Written exercise - Exactly the lines from the start of the data below through the line that contains "nan = np.nan" are to be copied, with pictures left out.

Raw data -
· · ·

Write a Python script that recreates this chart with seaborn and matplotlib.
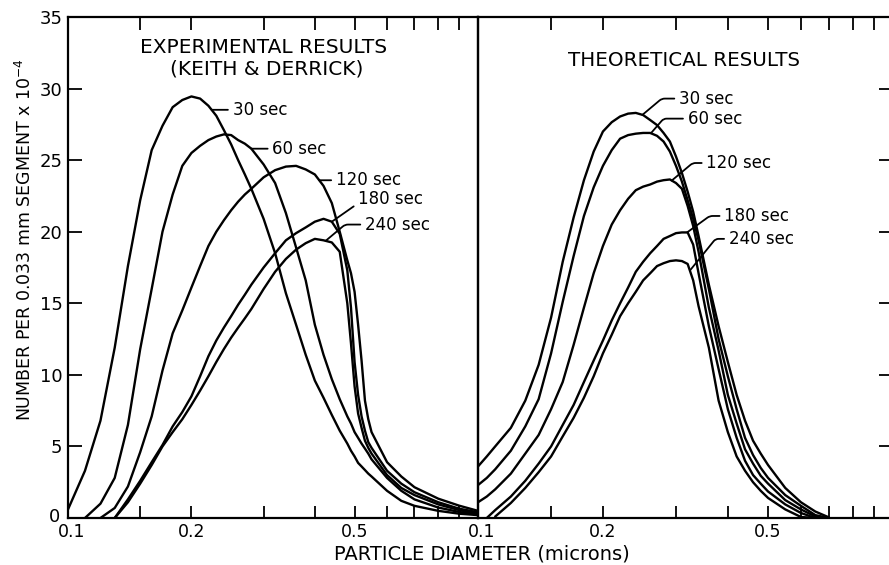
import numpy as np
import pandas as pd
import matplotlib
matplotlib.use("Agg")
import matplotlib.pyplot as plt
import matplotlib.transforms as mtransforms
from matplotlib.ticker import FixedLocator, NullFormatter
import seaborn as sns

nan = np.nan

# ---------------- data ----------------
times = ["30 sec", "60 sec", "120 sec", "180 sec", "240 sec"]

# Experimental results (Keith & Derrick): particle diameter in microns
exp_diameter = [0.10, 0.11, 0.12, 0.13, 0.14, 0.15, 0.16, 0.17, 0.18, 0.19, 0.20,
                0.21, 0.22, 0.23, 0.24, 0.25, 0.26, 0.27, 0.28,
                0.30, 0.32, 0.34, 0.36, 0.38, 0.40, 0.42, 0.44, 0.46, 0.48, 0.49,
                0.50, 0.51, 0.52, 0.53, 0.54, 0.55, 0.60, 0.65, 0.70, 0.80, 0.90,
                1.00]
exp_30 = [0.6, 3.3, 6.8, 11.9, 17.6, 22.2, 25.7, 27.4, 28.7, 29.2, 29.45,
          29.3, 28.8, 28.1, 27.1, 26.1, 25.0, 24.0, 23.0,
          20.9, 18.5, 15.7, 13.5, 11.4, 9.6, 8.4, 7.2, 6.1, 5.2, 4.7, 4.3, 3.85,
          3.6, 3.35, 3.1, 2.9, 1.9, 1.2, 0.85, 0.5, 0.3, 0.2]
exp_60 = [nan, 0.0, 1.0, 2.8, 6.5, 11.8, 16.0, 20.0, 22.6, 24.6, 25.5,
          26.0, 26.4, 26.65, 26.8, 26.75, 26.4, 26.15, 25.8,
          24.7, 23.4, 21.3, 18.9, 16.6, 13.5, 11.4, 9.7, 8.3, 7.1, 6.6, 6.0, 5.6,
          5.2, 4.85, 4.5, 4.1, 2.8, 1.9, 1.3, 0.73, 0.42, 0.25]
exp_120 = [nan, nan, 0.0, 0.7, 2.2, 4.6, 7.1, 10.3, 12.9, 14.5, 16.1,
           17.6, 19.0, 20.0, 20.8, 21.5, 22.1, 22.6, 23.0,
           23.8, 24.3, 24.55, 24.6, 24.35, 24.0, 23.2, 22.0, 20.0, 18.0, 17.1,
           15.8, 13.5, 11.0, 8.2, 6.9, 6.0, 3.9, 2.9, 2.15, 1.35, 0.86, 0.5]
exp_180 = [nan, nan, nan, 0.0, 1.3, 2.6, 3.9, 5.1, 6.4, 7.4, 8.5,
           9.9, 11.3, 12.4, 13.3, 14.1, 14.9, 15.6, 16.3,
           17.5, 18.5, 19.4, 19.9, 20.3, 20.7, 20.9, 20.7, 19.85, 17.3, 14.7,
           10.9, 8.6, 7.1, 6.1, 5.3, 4.9, 3.3, 2.4, 1.8, 1.1, 0.65, 0.4]
exp_240 = [nan, nan, nan, 0.0, 1.1, 2.4, 3.7, 5.0, 6.0, 6.9, 7.9,
           8.9, 9.9, 10.9, 11.8, 12.6, 13.3, 13.95, 14.6,
           16.0, 17.2, 18.1, 18.75, 19.2, 19.5, 19.4, 19.25, 18.6, 15.0, 12.2,
           9.2, 7.3, 6.3, 5.4, 4.9, 4.5, 3.0, 2.1, 1.6, 0.95, 0.55, 0.3]

# Theoretical results
theo_diameter = [0.10, 0.105, 0.11, 0.12, 0.13, 0.14, 0.15, 0.16, 0.17, 0.18, 0.19,
                 0.20, 0.21, 0.22, 0.23, 0.24, 0.25, 0.26, 0.27, 0.28, 0.29, 0.30,
                 0.31, 0.32, 0.33, 0.34, 0.36, 0.38, 0.40, 0.42, 0.44, 0.46, 0.48,
                 0.50, 0.55, 0.60, 0.65, 0.70]
theo_30 = [3.6, 4.3, 5.0, 6.3, 8.2, 10.7, 14.0, 17.9, 21.0, 23.6, 25.6, 27.0,
           27.65, 28.05, 28.25, 28.3, 28.15, 27.8, 27.45, 26.9, 26.3, 25.25, 24.1,
           22.8, 21.4, 19.7,
           16.3, 13.4, 10.9, 8.6, 6.8, 5.4, 4.5, 3.7, 2.1, 1.1, 0.45, 0.05]
theo_60 = [2.3, 2.8, 3.4, 4.7, 6.4, 8.3, 11.5, 15.1, 18.3, 21.1, 23.1, 24.6,
           25.7, 26.5, 26.75, 26.85, 26.9, 26.9, 26.7, 26.3, 25.6, 24.6, 23.5,
           22.2, 20.9, 19.4,
           16.0, 12.5, 9.9, 7.6, 5.6, 4.4, 3.5, 2.8, 1.6, 0.85, 0.2, 0.0]
theo_120 = [1.1, 1.5, 2.0, 3.1, 4.5, 5.8, 7.6, 9.5, 12.1, 14.7, 17.1, 19.0,
            20.5, 21.5, 22.3, 22.9, 23.15, 23.3, 23.5, 23.6, 23.65, 23.4, 23.0,
            21.8, 20.4, 18.6,
            14.7, 11.7, 8.6, 6.6, 4.8, 3.8, 2.95, 2.4, 1.25, 0.6, 0.1, 0.0]
theo_180 = [nan, 0.0, 0.55, 1.5, 2.6, 3.8, 5.0, 6.5, 7.9, 9.5, 11.0, 12.4,
            13.8, 15.0, 16.1, 17.2, 17.9, 18.5, 19.0, 19.5, 19.7, 19.9, 19.95,
            19.95, 19.1, 17.1,
            13.4, 10.4, 7.6, 5.6, 4.0, 3.0, 2.4, 1.85, 0.95, 0.35, 0.0, nan]
theo_240 = [nan, nan, 0.1, 1.05, 2.1, 3.2, 4.3, 5.7, 7.0, 8.4, 9.9, 11.5,
            12.8, 14.1, 15.0, 15.8, 16.6, 17.1, 17.6, 17.8, 17.95, 18.0, 17.95,
            17.75, 16.6, 14.8,
            11.9, 8.2, 6.0, 4.3, 3.3, 2.5, 1.9, 1.4, 0.6, 0.07, 0.0, nan]

y_ticks = [0, 5, 10, 15, 20, 25, 30, 35]
x_major = [0.1, 0.2, 0.5]
x_major_labels = ["0.1", "0.2", "0.5"]
x_minor = [0.15, 0.3, 0.4, 0.6, 0.7, 0.8, 0.9]


def long_table(diam, series):
    rows = []
    for label, vals in zip(times, series):
        for d, v in zip(diam, vals):
            if not np.isnan(v):
                rows.append((label, d, v))
    return pd.DataFrame(rows, columns=["time", "diameter", "number"])


exp_df = long_table(exp_diameter, [exp_30, exp_60, exp_120, exp_180, exp_240])
theo_df = long_table(theo_diameter, [theo_30, theo_60, theo_120, theo_180, theo_240])

# ---------------- style ----------------
sns.set_theme(style="white")
plt.rcParams["font.family"] = ["DejaVu Sans"]
plt.rcParams["axes.linewidth"] = 1.6

W, H = 889, 565
fig = plt.figure(figsize=(W / 100, H / 100), dpi=100)
fig.patch.set_facecolor("white")

x0, x_mid, x1 = 68, 478, 893
y_bot, y_top = 518, 17
ax_e = fig.add_axes([x0 / W, 1 - y_bot / H, (x_mid - x0) / W, (y_bot - y_top) / H])
ax_t = fig.add_axes([x_mid / W, 1 - y_bot / H, (x1 - x_mid) / W, (y_bot - y_top) / H])

black = ["black"] * len(times)
for ax, df in ((ax_e, exp_df), (ax_t, theo_df)):
    sns.lineplot(data=df, x="diameter", y="number", hue="time", hue_order=times,
                 palette=black, estimator=None, sort=False, legend=False,
                 linewidth=1.7, ax=ax)
    ax.set_xscale("log")
    ax.set_xlim(0.1, 1.0)
    ax.set_ylim(0, 35)
    ax.set_xlabel("")
    ax.set_ylabel("")
    ax.xaxis.set_major_locator(FixedLocator(x_major))
    ax.xaxis.set_minor_locator(FixedLocator(x_minor))
    ax.set_xticklabels(x_major_labels)
    ax.xaxis.set_minor_formatter(NullFormatter())
    ax.tick_params(axis="x", which="both", direction="in", length=9, width=1.3,
                   top=True, bottom=True, labelsize=12.5, pad=3.5, colors="black")
    for s in ax.spines.values():
        s.set_color("black")
        s.set_linewidth(1.6)
    ax.set_facecolor("none")
    # nudge the "0.1" label off the panel corner
    first = ax.get_xticklabels()[0]
    first.set_transform(first.get_transform() +
                        mtransforms.ScaledTranslation(4 / 100, 0, fig.dpi_scale_trans))

ax_e.set_yticks(y_ticks)
ax_e.tick_params(axis="y", direction="in", length=10, width=1.3, left=True,
                 right=False, labelsize=13, pad=4, colors="black")
ax_t.set_yticks(y_ticks)
ax_t.tick_params(axis="y", direction="in", length=10, width=1.3, left=False,
                 right=True, labelleft=False, labelright=False, colors="black")
zero_lbl = ax_e.get_yticklabels()[0]
zero_lbl.set_transform(zero_lbl.get_transform() +
                       mtransforms.ScaledTranslation(-2 / 100, 3 / 100, fig.dpi_scale_trans))


# ---------------- curve labels ----------------
def curve_value(diam, vals, d):
    d_arr = np.array(diam, float)
    v_arr = np.array(vals, float)
    ok = ~np.isnan(v_arr)
    return float(np.interp(np.log10(d), np.log10(d_arr[ok]), v_arr[ok]))


def tag(ax, text, diam, vals, d_anchor, d_text, v_text=None, angle=None):
    v_anchor = curve_value(diam, vals, d_anchor)
    if v_text is None:
        v_text = v_anchor
    conn = "arc3" if angle is None else f"angle,angleA=0,angleB={angle},rad=3"
    ax.annotate(text, xy=(d_anchor, v_anchor), xytext=(d_text, v_text),
                ha="left", va="center", fontsize=12, color="black",
                arrowprops=dict(arrowstyle="-", color="black", lw=1.3,
                                shrinkA=1, shrinkB=0, relpos=(0, 0.5),
                                connectionstyle=conn))


tag(ax_e, "30 sec", exp_diameter, exp_30, 0.224, 0.252)
tag(ax_e, "60 sec", exp_diameter, exp_60, 0.280, 0.315)
tag(ax_e, "120 sec", exp_diameter, exp_120, 0.410, 0.450)
tag(ax_e, "180 sec", exp_diameter, exp_180, 0.440, 0.510, 22.3, angle=35)
tag(ax_e, "240 sec", exp_diameter, exp_240, 0.425, 0.530, 20.5, angle=40)

tag(ax_t, "30 sec", theo_diameter, theo_30, 0.249, 0.305, 29.3, angle=40)
tag(ax_t, "60 sec", theo_diameter, theo_60, 0.261, 0.320, 27.9, angle=49)
tag(ax_t, "120 sec", theo_diameter, theo_120, 0.293, 0.355, 24.8, angle=40)
tag(ax_t, "180 sec", theo_diameter, theo_180, 0.319, 0.392, 21.1, angle=36)
tag(ax_t, "240 sec", theo_diameter, theo_240, 0.324, 0.402, 19.5, angle=51)

# ---------------- titles and axis labels ----------------
ax_e.text(0.478, 0.940, "EXPERIMENTAL RESULTS", transform=ax_e.transAxes,
          ha="center", va="center", fontsize=14.5, color="black")
ax_e.text(0.485, 0.896, "(KEITH & DERRICK)", transform=ax_e.transAxes,
          ha="center", va="center", fontsize=14.5, color="black")
ax_t.text(0.496, 0.914, "THEORETICAL RESULTS", transform=ax_t.transAxes,
          ha="center", va="center", fontsize=14.3, color="black")

fig.text(482 / W, 1 - 564 / H, "PARTICLE DIAMETER (microns)", ha="center",
         va="bottom", fontsize=14, color="black")
fig.text(25 / W, 1 - 240 / H, "NUMBER PER 0.033 mm SEGMENT x 10$^{-4}$",
         rotation=90, ha="center", va="center", fontsize=12.5, color="black")

fig.savefig("out.png", dpi=100, facecolor="white")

· · ·

Correct result -
Write a Python script that recreates this chart with seaborn and matplotlib.
import numpy as np
import pandas as pd
import matplotlib
matplotlib.use("Agg")
import matplotlib.pyplot as plt
import matplotlib.transforms as mtransforms
from matplotlib.ticker import FixedLocator, NullFormatter
import seaborn as sns

nan = np.nan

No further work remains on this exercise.